### Input material
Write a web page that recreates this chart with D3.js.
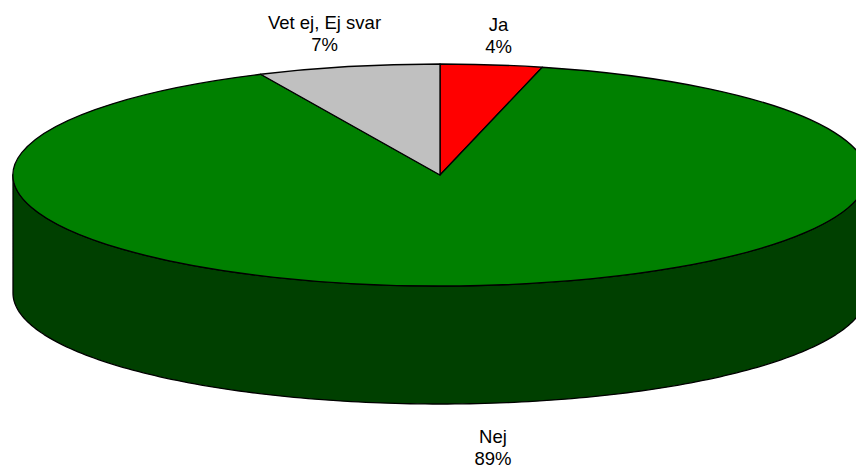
<!DOCTYPE html>
<html><head><meta charset="utf-8">
<script src="https://cdn.jsdelivr.net/npm/d3@7"></script>
<style>html,body{margin:0;padding:0;background:#fff;overflow:hidden}svg{display:block}</style>
</head><body><svg id="c" width="856" height="466"></svg>
<script>
const categories = ["Ja", "Nej", "Vet ej, Ej svar"];
const values = [3.85, 89.25, 6.9];
const percentLabels = ["4%", "89%", "7%"];
const colors = ["#ff0000", "#008000", "#c0c0c0"];
const wallColor = "#004000";
const labelAnchors = [[498.5, 31], [493, 443], [324.5, 28.5]];

const W = 856, H = 466;
const cx = 440, cy = 175, rx = 427, ry = 111, depth = 118;
const svg = d3.select("#c");

// side wall
const wall = d3.path();
wall.moveTo(cx - rx, cy);
wall.lineTo(cx - rx, cy + depth);
const steps = d3.range(0, 181);
const ang = d3.scaleLinear().domain([0, 180]).range([Math.PI, 0]);
steps.forEach(s => wall.lineTo(cx + rx * Math.cos(ang(s)), cy + depth + ry * Math.sin(ang(s))));
wall.lineTo(cx + rx, cy);
steps.slice().reverse().forEach(s => wall.lineTo(cx + rx * Math.cos(ang(s)), cy + ry * Math.sin(ang(s))));
wall.closePath();
svg.append("path").attr("d", wall.toString()).attr("fill", wallColor)
  .attr("stroke", "#000").attr("stroke-width", 1.3).attr("stroke-linejoin", "round");

// top face
const pie = d3.pie().sort(null).value(d => d);
const arc = d3.arc().innerRadius(0).outerRadius(rx);
svg.append("g").attr("transform", `translate(${cx},${cy}) scale(1,${ry / rx})`)
  .selectAll("path").data(pie(values)).join("path")
  .attr("d", arc).attr("fill", (d, i) => colors[i])
  .attr("stroke", "#000").attr("stroke-width", 1.3)
  .attr("stroke-linejoin", "round")
  .attr("vector-effect", "non-scaling-stroke");

// labels
const t = svg.append("g").attr("font-family", "'Liberation Sans', Arial, sans-serif")
  .attr("font-size", 18.5).attr("fill", "#000").attr("text-anchor", "middle");
categories.forEach((c, i) => {
  const [x, y] = labelAnchors[i];
  t.append("text").attr("x", x).attr("y", y).text(c);
  t.append("text").attr("x", x).attr("y", y + 22).text(percentLabels[i]);
});
</script></body></html>
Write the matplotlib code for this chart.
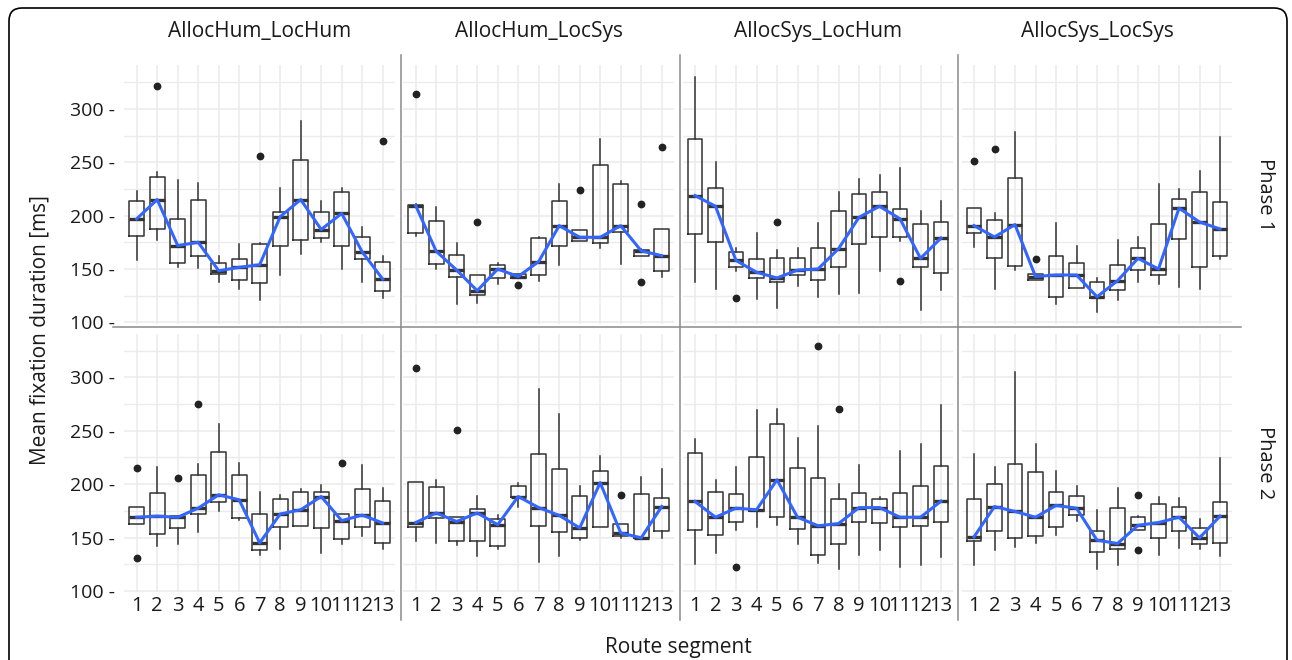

### Written task
In the copy, include all records verbatim but no images.

### Response to this task
Write a web page that recreates this chart with D3.js.
<!DOCTYPE html>
<html><head><meta charset="utf-8">
<script src="https://cdn.jsdelivr.net/npm/d3@7"></script>
<style>html,body{margin:0;padding:0;background:#fff;overflow:hidden}svg{display:block}</style>
</head><body><svg id="c" width="856" height="466"></svg>
<script>
const categories = ["Ja", "Nej", "Vet ej, Ej svar"];
const values = [3.85, 89.25, 6.9];
const percentLabels = ["4%", "89%", "7%"];
const colors = ["#ff0000", "#008000", "#c0c0c0"];
const wallColor = "#004000";
const labelAnchors = [[498.5, 31], [493, 443], [324.5, 28.5]];

const W = 856, H = 466;
const cx = 440, cy = 175, rx = 427, ry = 111, depth = 118;
const svg = d3.select("#c");

// side wall
const wall = d3.path();
wall.moveTo(cx - rx, cy);
wall.lineTo(cx - rx, cy + depth);
const steps = d3.range(0, 181);
const ang = d3.scaleLinear().domain([0, 180]).range([Math.PI, 0]);
steps.forEach(s => wall.lineTo(cx + rx * Math.cos(ang(s)), cy + depth + ry * Math.sin(ang(s))));
wall.lineTo(cx + rx, cy);
steps.slice().reverse().forEach(s => wall.lineTo(cx + rx * Math.cos(ang(s)), cy + ry * Math.sin(ang(s))));
wall.closePath();
svg.append("path").attr("d", wall.toString()).attr("fill", wallColor)
  .attr("stroke", "#000").attr("stroke-width", 1.3).attr("stroke-linejoin", "round");

// top face
const pie = d3.pie().sort(null).value(d => d);
const arc = d3.arc().innerRadius(0).outerRadius(rx);
svg.append("g").attr("transform", `translate(${cx},${cy}) scale(1,${ry / rx})`)
  .selectAll("path").data(pie(values)).join("path")
  .attr("d", arc).attr("fill", (d, i) => colors[i])
  .attr("stroke", "#000").attr("stroke-width", 1.3)
  .attr("stroke-linejoin", "round")
  .attr("vector-effect", "non-scaling-stroke");

// labels
const t = svg.append("g").attr("font-family", "'Liberation Sans', Arial, sans-serif")
  .attr("font-size", 18.5).attr("fill", "#000").attr("text-anchor", "middle");
categories.forEach((c, i) => {
  const [x, y] = labelAnchors[i];
  t.append("text").attr("x", x).attr("y", y).text(c);
  t.append("text").attr("x", x).attr("y", y + 22).text(percentLabels[i]);
});
</script></body></html>
Write the matplotlib code for this chart.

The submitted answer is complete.